Housing boom will end, Greenspan warns


Sunday, August 28th, 2005

Province

NEW YORK — The U.S. housing boom is sure to end eventually, slowing spending and possibly leading to a drop in house prices, U.S. Federal Reserve chairman Alan Greenspan said yesterday.

“The housing boom will inevitably simmer down,” he said in a speech at the close of a two-day symposium in Jackson Hole, Wyo.

“As part of that process, house turnover will decline from currently historic levels, while home price increases will slow and prices could even decrease.”

Greenspan’s comments suggest economic growth would slow as the housing surge subsides, reducing pressure on central bankers to raise interest rates.

A day earlier, Greenspan urged investors not to forget about the possibility that asset prices may fall.
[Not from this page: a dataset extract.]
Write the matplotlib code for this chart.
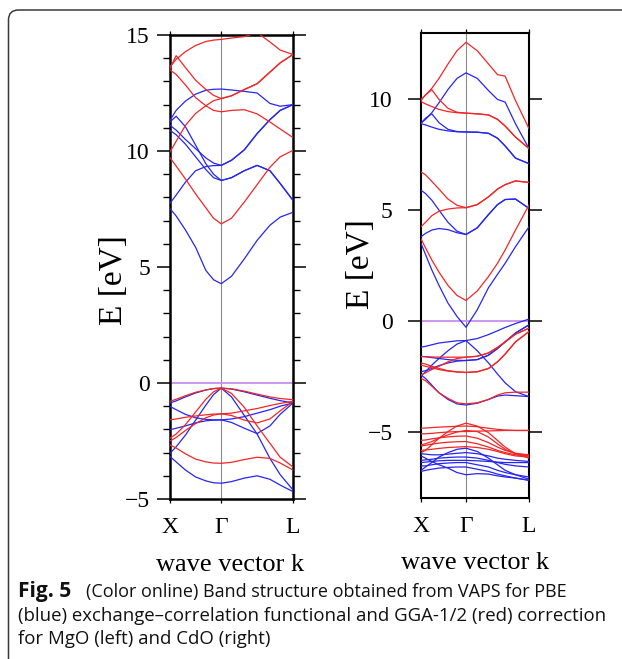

The eventual end of the boom will cause U.S. consumers to take out fewer home-equity loans, giving them less money to spend.

That in turn may increase the savings rate and ease the import-driven current-account deficit, he said, adding that the shift needn’t be “wrenching” if the economy remains flexible.

“Home-equity extraction will ease and with it some of the strength in personal consumption expenditures,” Greenspan said.

Consumer spending accounts for about 70 per cent of the U.S. economy. Consumers have tapped about $1.62 trillion US of their homes’ value through equity loans since 2001 and spent as much as half of that, economists say.